When boys engage with authentic and vulnerable men, it catalyzes a spark of brilliance, genius and ingenuity that lives inside them. One Boys to Men leader observed that a switch goes on and even hardened boys come back to life. The boys experience an opportunity to become who they really are and not who society is telling them to be. Boys to Men can create a generation of authentic, grounded, emotionally literate men. And ultimately, this will create a different world than the one we are living in now.

In order to bring the spirit of their adult-teen mentoring work to a larger community, Boys to Men New England is organizing its first benefit concert on Sunday, April 22 from 7 - 9:30 pm at Scullers Jazz Club in Boston. The theme of the concert is "Voices of Boys and Men." A wide range of musical performers and speakers have been selected to provide the "voices."

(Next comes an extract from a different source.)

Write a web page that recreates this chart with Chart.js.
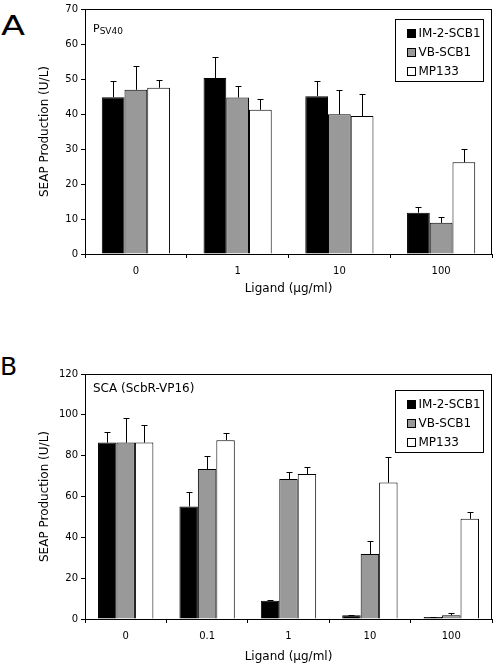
<!DOCTYPE html>
<html>
<head>
<meta charset="utf-8">
<script src="https://cdn.jsdelivr.net/npm/chart.js@4.4.1/dist/chart.umd.min.js"></script>
<style>
  body { margin: 0; background: #fff; width: 496px; height: 666px; position: relative; overflow: hidden; }
  .panel { position: absolute; left: 0; }
  .letter { position: absolute; font-family: 'DejaVu Sans', sans-serif; color: #000; }
</style>
</head>
<body>
<div class="letter" style="left:1px; top:12px; font-size:27px; line-height:27px; transform:scaleX(1.3); transform-origin:left top;">A</div>
<div class="letter" style="left:0px; top:354px; font-size:25px; line-height:25px;">B</div>
<canvas id="chartA" class="panel" style="top:0px" width="496" height="300"></canvas>
<canvas id="chartB" class="panel" style="top:330px" width="496" height="336"></canvas>
<script>
// Panel A - P SV40
const ligandA = ['0', '1', '10', '100'];
const imA = [44.8, 50.3, 45.1, 11.8];
const vbA = [46.9, 44.7, 39.9, 8.9];
const mpA = [47.5, 41.2, 39.4, 26.2];
const imAErr = [4.7, 5.9, 4.4, 1.7];
const vbAErr = [6.9, 3.3, 7.0, 1.8];
const mpAErr = [2.1, 3.0, 6.2, 3.8];

// Panel B - SCA (ScbR-VP16)
const ligandB = ['0', '0.1', '1', '10', '100'];
const imB = [86.4, 55.1, 9.0, 1.8, 1.0];
const vbB = [86.4, 73.5, 68.6, 31.8, 1.8];
const mpB = [86.4, 87.6, 71.0, 66.8, 49.1];
const imBErr = [5.4, 7.2, 0.4, 0.3, 0.2];
const vbBErr = [12.1, 6.1, 3.3, 6.2, 1.0];
const mpBErr = [8.5, 3.3, 3.6, 12.5, 3.1];

const seriesNames = ['IM-2-SCB1', 'VB-SCB1', 'MP133'];
const seriesColors = ['#000000', '#999999', '#ffffff'];

Chart.defaults.font.family = "'DejaVu Sans', sans-serif";
Chart.defaults.color = '#000';

// frame, error bars, in-plot caption and boxed legend (one plugin per panel)
function makeExtras(extra) {
  return {
    id: 'panelExtras',
    afterDatasetsDraw(chart) {
      const ctx = chart.ctx;
      const area = chart.chartArea;
      const y = chart.scales.y;
      ctx.save();
      ctx.strokeStyle = '#000';
      ctx.lineWidth = 1;

      // error bars (upper only)
      chart.data.datasets.forEach((ds, i) => {
        const meta = chart.getDatasetMeta(i);
        meta.data.forEach((bar, j) => {
          const top = y.getPixelForValue(ds.data[j] + extra.errors[i][j]);
          const bx = Math.round(bar.x) + 0.5;
          const ty = Math.round(top) + 0.5;
          ctx.beginPath();
          ctx.moveTo(bx, bar.y);
          ctx.lineTo(bx, ty);
          ctx.moveTo(bx - 3, ty);
          ctx.lineTo(bx + 3, ty);
          ctx.stroke();
        });
      });

      // plot frame
      ctx.strokeRect(Math.round(area.left) + 0.5, Math.round(area.top) + 0.5,
        Math.round(area.right - area.left) - 1, Math.round(area.bottom - area.top));

      // caption inside the plot
      ctx.fillStyle = '#000';
      ctx.textBaseline = 'alphabetic';
      ctx.textAlign = 'left';
      let cx = area.left + 8;
      const cy = area.top + extra.captionY;
      for (const part of extra.caption) {
        ctx.font = part.size + 'px "DejaVu Sans", sans-serif';
        ctx.fillText(part.text, cx, cy + part.shift);
        cx += ctx.measureText(part.text).width;
      }

      // legend box
      const lx = Math.round(area.right - 97) + 0.5;
      const ly = Math.round(area.top + extra.legendTop) + 0.5;
      ctx.fillStyle = '#fff';
      ctx.fillRect(lx, ly, 88, 62);
      ctx.strokeRect(lx, ly, 88, 62);
      ctx.font = '12px "DejaVu Sans", sans-serif';
      ctx.textBaseline = 'middle';
      chart.data.datasets.forEach((ds, i) => {
        const rowY = Math.round(ly + 13 + i * 19);
        ctx.fillStyle = ds.backgroundColor;
        ctx.fillRect(lx + 12, rowY - 4, 8, 8);
        ctx.strokeRect(lx + 12, rowY - 3.5, 8, 8);
        ctx.fillStyle = '#000';
        ctx.fillText(ds.label, lx + 23, rowY + 1);
      });
      ctx.restore();
    }
  };
}

function buildPanel(canvasId, labels, series, errors, yMax, yStep, opts) {
  const datasets = series.map((values, i) => ({
    label: seriesNames[i],
    data: values,
    backgroundColor: seriesColors[i],
    borderColor: '#000',
    borderWidth: 1,
    categoryPercentage: opts.catPct,
    barPercentage: 1.0
  }));

  const config = {
    type: 'bar',
    data: { labels: labels, datasets: datasets },
    options: {
      responsive: false,
      animation: false,
      layout: { padding: { top: opts.topPad, right: 4, left: 0, bottom: 0 } },
      plugins: {
        legend: { display: false },
        tooltip: { enabled: false }
      },
      scales: {
        x: {
          afterFit: scale => { scale.height = opts.xHeight; },
          grid: { display: true, drawOnChartArea: false, drawTicks: true, tickLength: 4, color: '#000', offset: true },
          border: { display: true, color: '#000', width: 1 },
          ticks: { font: { size: 10 }, padding: 7, color: '#000', maxRotation: 0 },
          title: { display: true, text: 'Ligand (μg/ml)', font: { size: 12 }, padding: { top: 0, bottom: opts.titlePad } }
        },
        y: {
          min: 0,
          max: yMax,
          afterFit: scale => { scale.width = 85; },
          grid: { display: true, drawOnChartArea: false, drawTicks: true, tickLength: 4, color: '#000' },
          border: { display: true, color: '#000', width: 1 },
          ticks: { stepSize: yStep, font: { size: 10 }, padding: 3, color: '#000' },
          title: { display: true, text: 'SEAP Production (U/L)', font: { size: 12 }, padding: { top: 38, bottom: 0 } }
        }
      }
    },
    plugins: [makeExtras({
      errors: errors,
      caption: opts.caption,
      captionY: opts.captionY,
      legendTop: opts.legendTop
    })]
  };

  try {
    new Chart(document.getElementById(canvasId).getContext('2d'), config);
  } catch (error) {
    console.error('Error rendering the chart:', error);
  }
}

buildPanel('chartA', ligandA, [imA, vbA, mpA], [imAErr, vbAErr, mpAErr], 70, 10, {
  catPct: 0.67,
  topPad: 9,
  xHeight: 46,
  titlePad: 4,
  captionY: 23,
  legendTop: 10,
  caption: [{ text: 'P', size: 11, shift: 0 }, { text: 'SV40', size: 9, shift: 1.5 }]
});

buildPanel('chartB', ligandB, [imB, vbB, mpB], [imBErr, vbBErr, mpBErr], 120, 20, {
  catPct: 0.68,
  topPad: 44,
  xHeight: 47,
  titlePad: 2,
  captionY: 18,
  legendTop: 16,
  caption: [{ text: 'SCA (ScbR-VP16)', size: 12, shift: 0 }]
});
</script>
</body>
</html>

Musical features include nationally known singer/songwriter David Roth, Rhode Island father-son duo Jesse and Jack Gauthier, cabaret singer Jay Uhler, poet/musician Remon Jourdan and award winning barbershop group Sounds of Concord. Barbershop singing provides a community experience of mentoring and music. Just like a sport, barbershop is a process where the more you learn and get coached, the more fun it is when you actually get on stage and perform. The group encourages high school music teachers to contact them for support in helping students sing at their schools. Youth barbershop group G20 will also be performing at the benefit.

A featured speaker that evening will be Kim Odom, whose son Stephen was tragically murdered three years ago at age 13 walking home from a basketball game. Hosted by Magic 106.7's Tina Gao, the centerpiece of the evening will be a film clip featured the Boys to Men program, showcasing the spirit, work and mission of Boys to Men.